If the public keenly supported reforming the police, they would have sourced the relevant facts for themselves and voted accordingly.
Parliament must admit the electorate elected to boycott the election, and political commentators cannot blame the weather or make excuses on behalf of the people for not making an informed decision, as it was the government that failed to provide sufficient information.
Chief Constables must be thoroughly disheartened to learn the commissioners have been given a 10-week deadline to get their forces’ budgets and policing plans ready, when after the election sham, a contingent of commissioners have told the Home Office they lack all knowledge of working with police forces.
Before the election the public were informed that police commissioners had the powers to sack Chief Constables! How can they sack the Chief Constable if they have no knowledge of policing?

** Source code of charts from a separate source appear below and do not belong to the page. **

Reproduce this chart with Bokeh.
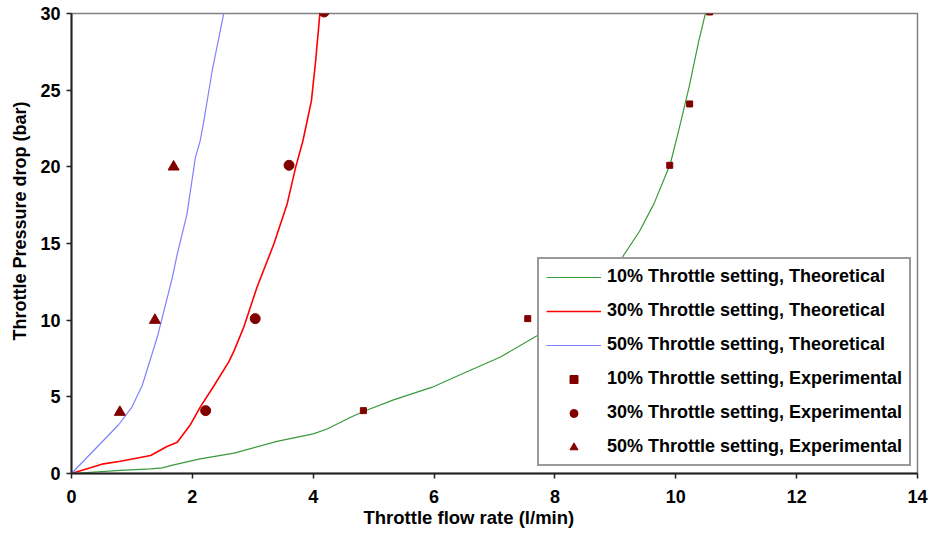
from bokeh.plotting import figure
from bokeh.models import Range1d, FixedTicker, Legend, LegendItem, Title
from bokeh.embed import file_html
from bokeh.resources import INLINE

# Theoretical curves: flow rate (l/min) vs pressure drop (bar)
theo10_x = [0, 0.81, 1.31, 1.5, 1.69, 2.13, 2.69, 3.4, 4.0, 4.23, 4.62, 4.84, 5.33, 5.97,
            6.44, 7.1, 7.71, 8.2, 8.7, 9.11, 9.4, 9.64, 9.91, 10.05, 10.22, 10.38, 10.49, 10.55]
theo10_y = [0, 0.2, 0.3, 0.37, 0.56, 0.95, 1.33, 2.1, 2.58, 2.9, 3.67, 4.06, 4.8, 5.63,
            6.46, 7.6, 9.0, 10.6, 12.3, 14.07, 15.8, 17.6, 20.2, 22.4, 25.2, 28.2, 30.0, 30.6]

theo30_x = [0, 0.53, 0.81, 1.31, 1.58, 1.75, 1.97, 2.13, 2.36, 2.6, 2.69, 2.85, 3.07,
            3.35, 3.57, 3.71, 3.83, 3.97, 4.04, 4.11, 4.13]
theo30_y = [0, 0.63, 0.8, 1.17, 1.76, 2.04, 3.2, 4.33, 5.74, 7.26, 8.0, 9.54, 12.15,
            14.98, 17.6, 19.98, 21.7, 24.3, 26.9, 29.99, 30.6]

theo50_x = [0, 0.26, 0.78, 1.0, 1.17, 1.42, 1.67, 1.75, 1.91, 2.05, 2.13, 2.19, 2.33, 2.54]
theo50_y = [0, 1.06, 3.18, 4.33, 5.74, 8.9, 12.8, 14.3, 16.9, 20.6, 21.7, 23.0, 26.3, 30.4]

# Experimental measurements
exp10_x = [4.83, 7.55, 9.9, 10.23, 10.56]
exp10_y = [4.1, 10.1, 20.1, 24.1, 30.1]
exp30_x = [2.22, 3.04, 3.6, 4.18]
exp30_y = [4.1, 10.1, 20.1, 30.1]
exp50_x = [0.8, 1.38, 1.69]
exp50_y = [4.0, 10.0, 20.0]

x_ticks = [0, 2, 4, 6, 8, 10, 12, 14]
y_ticks = [0, 5, 10, 15, 20, 25, 30]

FONT = "Liberation Sans"
MARK = "#800000"

p = figure(frame_width=846, frame_height=460, output_backend="svg", toolbar_location=None,
           x_range=Range1d(0, 14), y_range=Range1d(0, 30),
           min_border_left=71, min_border_right=13, min_border_top=13, min_border_bottom=62)
p.background_fill_color = "white"
p.border_fill_color = "white"
p.outline_line_color = "#808080"
p.outline_line_width = 1.5
p.xgrid.visible = False
p.ygrid.visible = False

for ax, ticks in ((p.xaxis[0], x_ticks), (p.yaxis[0], y_ticks)):
    ax.ticker = FixedTicker(ticks=ticks)
    ax.minor_tick_line_color = None
    ax.major_tick_in = 0
    ax.major_tick_out = 5
    ax.major_tick_line_color = "#222222"
    ax.major_tick_line_width = 1.5
    ax.axis_line_color = "#222222"
    ax.axis_line_width = 2
    ax.major_label_text_font = FONT
    ax.major_label_text_font_style = "bold"
    ax.major_label_text_font_size = "18px"
    ax.major_label_text_color = "black"

p.xaxis.major_label_standoff = 11
p.yaxis.major_label_standoff = 6

# Axis titles as side titles, shifted along their axes
p.add_layout(Title(text="Throttle flow rate (l/min)", align="left", offset=292,
                   vertical_align="middle", standoff=0,
                   text_font=FONT, text_font_style="bold", text_font_size="18.5px",
                   text_color="black"), "below")
p.add_layout(Title(text="Throttle Pressure drop (bar)", align="left", offset=133,
                   vertical_align="middle", standoff=13,
                   text_font=FONT, text_font_style="bold", text_font_size="18px",
                   text_color="black"), "left")

g10 = p.line(theo10_x, theo10_y, line_color="#3a9a3a", line_width=1.2)
g30 = p.line(theo30_x, theo30_y, line_color="#ff0000", line_width=1.6)
g50 = p.line(theo50_x, theo50_y, line_color="#8080ff", line_width=1.2)
m10 = p.scatter(exp10_x, exp10_y, marker="square", size=6, color=MARK)
m30 = p.scatter(exp30_x, exp30_y, marker="circle", size=10, color=MARK)
m50 = p.scatter(exp50_x, exp50_y, marker="triangle", size=11, color=MARK)

legend = Legend(items=[
    LegendItem(label="10% Throttle setting, Theoretical", renderers=[g10]),
    LegendItem(label="30% Throttle setting, Theoretical", renderers=[g30]),
    LegendItem(label="50% Throttle setting, Theoretical", renderers=[g50]),
    LegendItem(label="10% Throttle setting, Experimental", renderers=[m10]),
    LegendItem(label="30% Throttle setting, Experimental", renderers=[m30]),
    LegendItem(label="50% Throttle setting, Experimental", renderers=[m50]),
], location=(466, 7))
legend.label_text_font = FONT
legend.label_text_font_style = "bold"
legend.label_text_font_size = "18px"
legend.label_text_color = "black"
legend.glyph_width = 55
legend.glyph_height = 20
legend.label_height = 20
legend.label_standoff = 6
legend.spacing = 13
legend.padding = 7
legend.margin = 0
legend.border_line_color = "#333333"
legend.border_line_width = 2
legend.background_fill_color = "white"
legend.background_fill_alpha = 1
p.add_layout(legend, "center")

open("out.html", "w").write(file_html(p, INLINE))
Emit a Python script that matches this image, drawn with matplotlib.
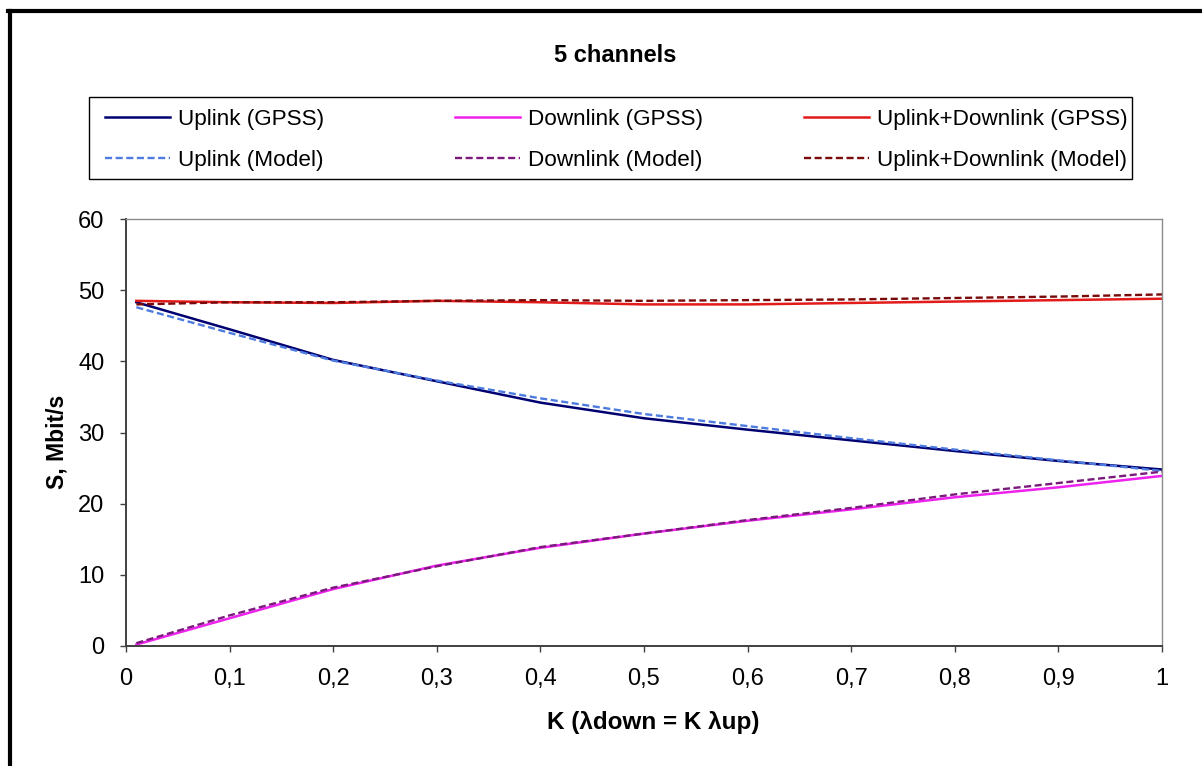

Whitehall claimed the change would give residents a say on running police forces. How is that doable if commissioners don’t understand policing?
Recall what the candidates promised, hundreds of additional officers on the beat, bringing mounted police back, reopening closed stations to mention a few. They must have been aware their promises were false declarations?
Some commissioners have confidently tricked the electorate into voting for them by applying a false description (that is to say, they could do the job when they knew they could not!) That is clearly too pecuniary an advantage, contrary to section 16 of Theft Act 1968, and the financial element of the offenc e is the £100,000 wage they will be paid?
I urge senior police officers to pursue the election through the Home Office as it is fraught with fraud and the police are being manipulated by a tier of bureaucracy that is not fit for purpose, hence nullify commissioner roles.
Over the four-year term with their office support, commissioners are estimated to cost £500 million by 2016, against the five million votes cast. That equals £100 per cote, equalling a national scandal. Our police deserve better.